What Happened to the Survivors
Marry Murphy - Donner Party Survivor

Mary Murphy was the daughter of Levinah Jackson Murphy, a widow traveling with her family. Levinah died at the lake camp in March 1847, but Mary survived. She was 13 when she was rescued by the First Relief.  She’d lost her mother and five other family members, but just months after her rescue, she married William Johnson, co-owner of Johnson's Ranch. He treated her badly, but as a poor orphan she felt she had little choice. She soon divorced Johnson, and married Charles Covillaud.

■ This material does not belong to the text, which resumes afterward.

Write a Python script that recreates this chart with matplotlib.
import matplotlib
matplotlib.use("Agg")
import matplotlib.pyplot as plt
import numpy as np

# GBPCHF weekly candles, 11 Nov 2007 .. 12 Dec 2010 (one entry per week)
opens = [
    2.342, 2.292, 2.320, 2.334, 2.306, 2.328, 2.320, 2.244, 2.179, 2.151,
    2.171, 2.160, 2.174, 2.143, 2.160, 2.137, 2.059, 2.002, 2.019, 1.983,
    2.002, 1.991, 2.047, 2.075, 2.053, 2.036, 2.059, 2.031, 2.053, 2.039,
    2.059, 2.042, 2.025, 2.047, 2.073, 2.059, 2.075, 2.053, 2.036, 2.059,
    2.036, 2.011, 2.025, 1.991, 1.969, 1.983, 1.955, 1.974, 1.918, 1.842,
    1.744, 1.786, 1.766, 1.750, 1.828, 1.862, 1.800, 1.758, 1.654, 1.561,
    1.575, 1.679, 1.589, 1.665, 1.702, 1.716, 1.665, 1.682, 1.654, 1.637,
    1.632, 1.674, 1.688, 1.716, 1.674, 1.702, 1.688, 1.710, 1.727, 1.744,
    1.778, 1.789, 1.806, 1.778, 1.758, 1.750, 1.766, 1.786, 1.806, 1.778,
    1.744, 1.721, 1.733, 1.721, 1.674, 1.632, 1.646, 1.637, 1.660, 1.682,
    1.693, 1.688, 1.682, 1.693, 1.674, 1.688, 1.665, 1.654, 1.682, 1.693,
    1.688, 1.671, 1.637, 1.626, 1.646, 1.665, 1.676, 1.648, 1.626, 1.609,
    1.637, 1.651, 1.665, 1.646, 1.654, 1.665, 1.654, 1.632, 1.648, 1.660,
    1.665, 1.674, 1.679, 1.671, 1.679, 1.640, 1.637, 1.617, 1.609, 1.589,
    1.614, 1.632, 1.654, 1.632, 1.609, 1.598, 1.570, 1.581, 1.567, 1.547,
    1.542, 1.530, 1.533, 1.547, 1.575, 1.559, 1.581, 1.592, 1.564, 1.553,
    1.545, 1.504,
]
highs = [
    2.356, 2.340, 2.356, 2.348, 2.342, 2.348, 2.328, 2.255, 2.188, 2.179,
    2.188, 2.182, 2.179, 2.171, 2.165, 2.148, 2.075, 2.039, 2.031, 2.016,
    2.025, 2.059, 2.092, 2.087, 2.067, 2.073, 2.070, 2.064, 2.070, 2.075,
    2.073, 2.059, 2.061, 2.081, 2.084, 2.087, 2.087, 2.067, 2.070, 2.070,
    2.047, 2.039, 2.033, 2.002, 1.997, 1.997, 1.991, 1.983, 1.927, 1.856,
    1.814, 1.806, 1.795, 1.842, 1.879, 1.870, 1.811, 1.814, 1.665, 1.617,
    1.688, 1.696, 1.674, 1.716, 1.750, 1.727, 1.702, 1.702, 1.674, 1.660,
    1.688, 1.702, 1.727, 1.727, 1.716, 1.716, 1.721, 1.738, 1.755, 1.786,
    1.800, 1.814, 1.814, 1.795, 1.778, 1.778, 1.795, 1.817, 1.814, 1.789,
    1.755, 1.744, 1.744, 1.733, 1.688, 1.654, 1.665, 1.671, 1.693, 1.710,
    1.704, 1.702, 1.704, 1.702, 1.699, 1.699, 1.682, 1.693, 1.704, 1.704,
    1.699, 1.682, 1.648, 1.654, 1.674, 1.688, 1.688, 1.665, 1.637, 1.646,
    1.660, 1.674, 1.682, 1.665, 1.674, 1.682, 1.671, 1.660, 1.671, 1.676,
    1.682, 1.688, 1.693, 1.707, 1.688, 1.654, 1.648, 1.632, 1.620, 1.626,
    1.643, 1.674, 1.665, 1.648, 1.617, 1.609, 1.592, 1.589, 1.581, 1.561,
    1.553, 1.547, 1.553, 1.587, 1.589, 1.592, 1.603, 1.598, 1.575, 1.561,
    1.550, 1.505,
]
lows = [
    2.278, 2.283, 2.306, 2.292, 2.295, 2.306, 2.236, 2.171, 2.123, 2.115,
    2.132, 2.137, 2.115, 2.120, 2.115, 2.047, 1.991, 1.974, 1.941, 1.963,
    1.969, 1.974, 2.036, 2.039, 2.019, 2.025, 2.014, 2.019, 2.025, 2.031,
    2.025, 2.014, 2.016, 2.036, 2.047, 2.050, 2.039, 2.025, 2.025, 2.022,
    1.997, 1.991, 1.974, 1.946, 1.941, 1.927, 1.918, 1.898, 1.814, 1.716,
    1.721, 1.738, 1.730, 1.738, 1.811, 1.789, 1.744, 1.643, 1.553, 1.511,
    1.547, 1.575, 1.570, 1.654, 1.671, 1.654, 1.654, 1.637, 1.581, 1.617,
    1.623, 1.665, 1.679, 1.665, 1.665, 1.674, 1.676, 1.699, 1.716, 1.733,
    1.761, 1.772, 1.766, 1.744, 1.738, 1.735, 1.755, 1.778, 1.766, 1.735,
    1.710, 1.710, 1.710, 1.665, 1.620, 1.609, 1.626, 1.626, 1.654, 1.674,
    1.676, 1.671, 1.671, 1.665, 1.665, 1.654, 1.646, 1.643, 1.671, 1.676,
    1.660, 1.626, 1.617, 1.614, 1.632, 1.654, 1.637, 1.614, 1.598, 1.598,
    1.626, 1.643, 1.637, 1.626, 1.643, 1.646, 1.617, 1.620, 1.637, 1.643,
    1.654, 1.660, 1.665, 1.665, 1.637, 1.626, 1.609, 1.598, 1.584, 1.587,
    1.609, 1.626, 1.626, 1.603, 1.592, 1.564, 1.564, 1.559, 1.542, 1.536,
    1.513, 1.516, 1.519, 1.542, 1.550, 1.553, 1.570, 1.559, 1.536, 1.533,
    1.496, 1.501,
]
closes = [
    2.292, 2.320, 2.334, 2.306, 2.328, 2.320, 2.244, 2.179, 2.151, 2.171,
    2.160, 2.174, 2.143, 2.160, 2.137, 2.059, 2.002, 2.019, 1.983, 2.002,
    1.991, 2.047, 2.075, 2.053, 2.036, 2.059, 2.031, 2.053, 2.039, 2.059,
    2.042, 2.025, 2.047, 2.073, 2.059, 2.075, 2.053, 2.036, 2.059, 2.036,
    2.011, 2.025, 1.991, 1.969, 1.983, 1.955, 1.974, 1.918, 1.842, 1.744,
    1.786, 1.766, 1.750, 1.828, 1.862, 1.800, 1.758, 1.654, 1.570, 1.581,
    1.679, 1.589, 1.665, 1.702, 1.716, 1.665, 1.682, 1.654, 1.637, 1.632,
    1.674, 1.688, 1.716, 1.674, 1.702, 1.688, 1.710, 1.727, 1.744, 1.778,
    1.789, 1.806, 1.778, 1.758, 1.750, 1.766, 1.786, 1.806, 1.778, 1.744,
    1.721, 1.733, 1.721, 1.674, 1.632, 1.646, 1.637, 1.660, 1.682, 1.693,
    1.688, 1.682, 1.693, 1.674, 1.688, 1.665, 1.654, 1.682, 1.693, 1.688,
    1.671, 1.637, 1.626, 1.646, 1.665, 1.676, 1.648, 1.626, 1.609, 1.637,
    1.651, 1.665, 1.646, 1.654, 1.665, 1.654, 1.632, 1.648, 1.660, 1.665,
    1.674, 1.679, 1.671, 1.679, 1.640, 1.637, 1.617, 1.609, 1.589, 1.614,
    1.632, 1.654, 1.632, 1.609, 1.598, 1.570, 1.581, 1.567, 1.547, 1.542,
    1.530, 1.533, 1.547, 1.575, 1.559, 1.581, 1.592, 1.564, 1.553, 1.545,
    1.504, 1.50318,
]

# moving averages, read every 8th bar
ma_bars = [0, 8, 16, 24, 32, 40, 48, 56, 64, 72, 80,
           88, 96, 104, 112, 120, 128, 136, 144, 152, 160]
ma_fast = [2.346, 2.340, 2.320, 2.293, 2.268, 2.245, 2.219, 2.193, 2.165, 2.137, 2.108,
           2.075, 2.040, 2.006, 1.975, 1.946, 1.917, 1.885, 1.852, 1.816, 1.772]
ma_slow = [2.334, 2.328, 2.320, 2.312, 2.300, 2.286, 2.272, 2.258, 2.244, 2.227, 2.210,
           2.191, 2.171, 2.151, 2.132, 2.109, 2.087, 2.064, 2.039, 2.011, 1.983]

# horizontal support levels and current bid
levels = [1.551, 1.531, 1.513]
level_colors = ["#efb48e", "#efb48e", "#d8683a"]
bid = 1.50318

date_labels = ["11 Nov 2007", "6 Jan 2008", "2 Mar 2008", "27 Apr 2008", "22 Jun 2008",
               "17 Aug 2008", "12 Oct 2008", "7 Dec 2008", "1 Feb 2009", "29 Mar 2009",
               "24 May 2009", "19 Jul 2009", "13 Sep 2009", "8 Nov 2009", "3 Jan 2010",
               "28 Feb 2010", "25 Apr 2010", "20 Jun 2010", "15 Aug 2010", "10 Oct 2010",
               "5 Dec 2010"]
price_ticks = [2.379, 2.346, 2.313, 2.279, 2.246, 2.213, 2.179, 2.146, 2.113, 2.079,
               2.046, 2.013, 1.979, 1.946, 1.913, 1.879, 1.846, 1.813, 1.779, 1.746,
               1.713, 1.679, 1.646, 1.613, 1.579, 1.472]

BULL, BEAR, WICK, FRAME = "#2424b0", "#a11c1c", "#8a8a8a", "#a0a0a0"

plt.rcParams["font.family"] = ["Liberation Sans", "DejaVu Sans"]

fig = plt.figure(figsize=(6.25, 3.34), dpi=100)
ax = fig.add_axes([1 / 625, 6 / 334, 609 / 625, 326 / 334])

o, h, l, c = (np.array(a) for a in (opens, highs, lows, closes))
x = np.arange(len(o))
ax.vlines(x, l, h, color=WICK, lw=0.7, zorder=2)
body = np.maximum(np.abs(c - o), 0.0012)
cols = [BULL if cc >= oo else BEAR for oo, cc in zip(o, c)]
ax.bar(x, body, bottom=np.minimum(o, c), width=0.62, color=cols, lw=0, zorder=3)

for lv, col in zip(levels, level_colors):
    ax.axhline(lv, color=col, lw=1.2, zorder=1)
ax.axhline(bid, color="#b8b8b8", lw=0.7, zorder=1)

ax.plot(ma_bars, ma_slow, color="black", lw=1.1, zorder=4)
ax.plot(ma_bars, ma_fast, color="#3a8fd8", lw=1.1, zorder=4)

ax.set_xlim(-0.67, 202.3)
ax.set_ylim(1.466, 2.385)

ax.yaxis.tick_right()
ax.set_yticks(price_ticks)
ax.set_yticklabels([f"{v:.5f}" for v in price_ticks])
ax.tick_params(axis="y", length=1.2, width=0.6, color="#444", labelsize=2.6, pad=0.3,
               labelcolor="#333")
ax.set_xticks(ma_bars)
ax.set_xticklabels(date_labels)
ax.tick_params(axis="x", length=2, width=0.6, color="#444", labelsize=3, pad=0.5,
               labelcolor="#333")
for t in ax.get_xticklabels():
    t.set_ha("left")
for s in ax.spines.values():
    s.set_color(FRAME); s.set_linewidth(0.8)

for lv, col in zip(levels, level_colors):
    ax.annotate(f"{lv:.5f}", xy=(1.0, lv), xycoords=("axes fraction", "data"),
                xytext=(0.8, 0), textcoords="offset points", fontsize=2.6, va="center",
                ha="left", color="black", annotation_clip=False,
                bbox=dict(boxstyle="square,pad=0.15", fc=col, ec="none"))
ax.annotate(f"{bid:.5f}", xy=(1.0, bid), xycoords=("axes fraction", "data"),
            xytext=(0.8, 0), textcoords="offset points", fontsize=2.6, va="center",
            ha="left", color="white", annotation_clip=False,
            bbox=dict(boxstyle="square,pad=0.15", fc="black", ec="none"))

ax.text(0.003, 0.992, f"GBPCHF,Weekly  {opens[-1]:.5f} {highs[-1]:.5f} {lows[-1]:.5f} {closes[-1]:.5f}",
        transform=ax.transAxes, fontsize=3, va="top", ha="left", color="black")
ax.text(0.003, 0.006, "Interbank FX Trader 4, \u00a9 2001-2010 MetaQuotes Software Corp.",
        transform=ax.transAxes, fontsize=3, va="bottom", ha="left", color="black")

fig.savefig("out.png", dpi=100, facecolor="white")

He founded a town on his land, and named it Marysville for her.
 
Marysville Hotel

All of the members of the Breen family survived and settled in San Juan Bautista, California. William Eddy, lost his wife and his two children, but he settled in Gilroy, California, where he remarried and had three children. Jacob and George Donner and their wives died but their surviving orphaned children reached Sutter's Fort and they they all found good homes. All of the Reed family members survived and settled in San Jose where James Reed became a miner, rancher, and land developer. He made a fortune in real estate speculation. Franklin and Elizabeth Graves died in the mountains, but six of their eight children survived. They married and had children of their own. William Foster and his wife Sarah settled along the Yuba River and the village of Foster's Bar is named for him.